Che siano questioni cioè che nascono dai soliti “malintesi” culturali. Non è così. Questo è un problema drammatico che riguarda il nostro Paese: in Giappone circa l’80% dei figli minori di coppie separate non vedono più il genitore non affidatario».

 
La gestione del diritto di famiglia in Giappone è affidata ai servizi sociali. I tribunali intervengono poco e quando lo fanno evitano di imporre l’esecuzione delle sentenze. Prevale il concetto della “stabilità” che va garantita ai figli. Se un coniuge li rapisce e riesce a far perdere le tracce per un certo periodo di tempo (in genere basta qualche mese), scatta il principio che qualsiasi modifica “forzata” dello status quo potrebbe nuocere all’equilibrio psicofisico del minore. Per cui anche in presenza di sentenze che modificano le condizione dell’affido o anche solo riconoscono il diritto di visita, servizi sociali e autorità giudiziaria (polizia) tendono a non forzare la situazione. 

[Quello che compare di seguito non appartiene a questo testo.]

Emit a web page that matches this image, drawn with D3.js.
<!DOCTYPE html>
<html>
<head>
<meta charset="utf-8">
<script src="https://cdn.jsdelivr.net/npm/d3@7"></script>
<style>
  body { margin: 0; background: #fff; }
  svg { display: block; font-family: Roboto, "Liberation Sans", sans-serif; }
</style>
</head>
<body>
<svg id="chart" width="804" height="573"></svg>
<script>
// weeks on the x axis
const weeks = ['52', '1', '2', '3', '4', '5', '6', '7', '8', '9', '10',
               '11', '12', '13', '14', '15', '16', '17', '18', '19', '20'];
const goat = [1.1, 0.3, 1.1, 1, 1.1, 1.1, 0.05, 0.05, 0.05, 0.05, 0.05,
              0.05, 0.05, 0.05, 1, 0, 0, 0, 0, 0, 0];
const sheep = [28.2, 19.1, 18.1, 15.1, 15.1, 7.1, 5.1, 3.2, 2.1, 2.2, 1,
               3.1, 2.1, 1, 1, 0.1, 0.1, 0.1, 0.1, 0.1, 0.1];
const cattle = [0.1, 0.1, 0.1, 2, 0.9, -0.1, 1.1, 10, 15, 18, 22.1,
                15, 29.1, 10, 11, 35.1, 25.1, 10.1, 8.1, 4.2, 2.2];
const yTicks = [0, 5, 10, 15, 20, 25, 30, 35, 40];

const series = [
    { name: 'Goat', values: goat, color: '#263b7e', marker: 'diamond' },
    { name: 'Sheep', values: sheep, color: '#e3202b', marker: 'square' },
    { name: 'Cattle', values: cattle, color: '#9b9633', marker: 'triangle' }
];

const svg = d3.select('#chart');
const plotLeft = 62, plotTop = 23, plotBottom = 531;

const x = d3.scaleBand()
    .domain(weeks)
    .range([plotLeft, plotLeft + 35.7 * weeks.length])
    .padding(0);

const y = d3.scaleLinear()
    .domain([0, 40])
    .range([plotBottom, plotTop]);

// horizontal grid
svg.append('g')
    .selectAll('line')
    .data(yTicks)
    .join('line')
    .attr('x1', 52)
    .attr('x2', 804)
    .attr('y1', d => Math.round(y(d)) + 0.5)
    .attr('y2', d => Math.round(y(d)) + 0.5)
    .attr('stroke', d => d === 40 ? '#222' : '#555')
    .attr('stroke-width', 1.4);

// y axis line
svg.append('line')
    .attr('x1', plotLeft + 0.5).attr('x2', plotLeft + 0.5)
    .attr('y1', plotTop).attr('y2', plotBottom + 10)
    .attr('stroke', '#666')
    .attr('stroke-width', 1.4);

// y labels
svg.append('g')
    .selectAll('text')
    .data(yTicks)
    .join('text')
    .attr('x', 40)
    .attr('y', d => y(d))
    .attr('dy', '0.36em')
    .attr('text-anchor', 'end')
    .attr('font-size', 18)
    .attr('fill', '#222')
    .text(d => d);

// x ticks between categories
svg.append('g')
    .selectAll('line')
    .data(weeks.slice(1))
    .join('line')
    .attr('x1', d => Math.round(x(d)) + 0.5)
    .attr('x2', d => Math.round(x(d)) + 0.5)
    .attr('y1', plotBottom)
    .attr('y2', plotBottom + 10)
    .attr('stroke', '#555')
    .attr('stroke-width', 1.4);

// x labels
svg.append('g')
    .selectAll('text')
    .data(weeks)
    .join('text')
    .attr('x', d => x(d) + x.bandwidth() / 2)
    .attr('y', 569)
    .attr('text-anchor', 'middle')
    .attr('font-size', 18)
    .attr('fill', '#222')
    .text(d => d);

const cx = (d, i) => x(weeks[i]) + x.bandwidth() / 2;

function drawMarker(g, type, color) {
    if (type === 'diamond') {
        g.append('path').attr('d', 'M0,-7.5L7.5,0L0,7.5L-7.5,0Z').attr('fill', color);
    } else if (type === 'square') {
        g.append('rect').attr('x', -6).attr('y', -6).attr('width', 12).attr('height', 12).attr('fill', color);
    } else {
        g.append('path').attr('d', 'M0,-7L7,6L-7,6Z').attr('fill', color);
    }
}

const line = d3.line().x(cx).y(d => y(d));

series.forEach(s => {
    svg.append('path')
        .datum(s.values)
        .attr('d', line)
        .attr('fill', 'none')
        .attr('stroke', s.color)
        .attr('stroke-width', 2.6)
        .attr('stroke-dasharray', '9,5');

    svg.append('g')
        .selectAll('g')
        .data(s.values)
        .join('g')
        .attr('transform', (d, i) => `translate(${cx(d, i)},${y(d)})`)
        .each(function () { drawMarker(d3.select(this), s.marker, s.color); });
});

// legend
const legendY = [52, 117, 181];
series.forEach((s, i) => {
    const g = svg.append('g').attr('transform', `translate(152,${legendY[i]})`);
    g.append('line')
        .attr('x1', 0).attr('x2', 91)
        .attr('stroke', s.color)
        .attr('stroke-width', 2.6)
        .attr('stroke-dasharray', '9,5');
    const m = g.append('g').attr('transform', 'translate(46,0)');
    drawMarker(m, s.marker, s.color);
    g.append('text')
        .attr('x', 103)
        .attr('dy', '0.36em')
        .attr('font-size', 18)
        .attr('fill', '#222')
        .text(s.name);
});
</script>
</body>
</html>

«Io sono ancora sposato, ho una sentenza che regolamenta il mio diritto di visita ma sono tre anni che non vedo i mie figli», racconta Tommaso Perina, del cui caso si sta occupando da anni, sinora senza grande successo, anche l’ambasciata italiana. «A me la polizia ha detto che se provo ad avvicinarmi ai miei bambini, che non vedo da tre anni, rischio di essere arrestato e denunciato per tentato rapimento – spiega T.C. mentre si prepara ad iniziare il suo sciopero della fame – solo il primo rapimento sembra consentito: una volta effettuato, non c’è modo per sanzionarlo». «Amo profondamente i miei figli e so che anche loro hanno bisogno di me. Non interromperò il digiuno sino a quando non mi sarà possibile rivederli o il mio governo, quello francese, non alzerà seriamente la voce con quello di Tokyo». Tutto questo, alla vigilia delle Olimpiadi.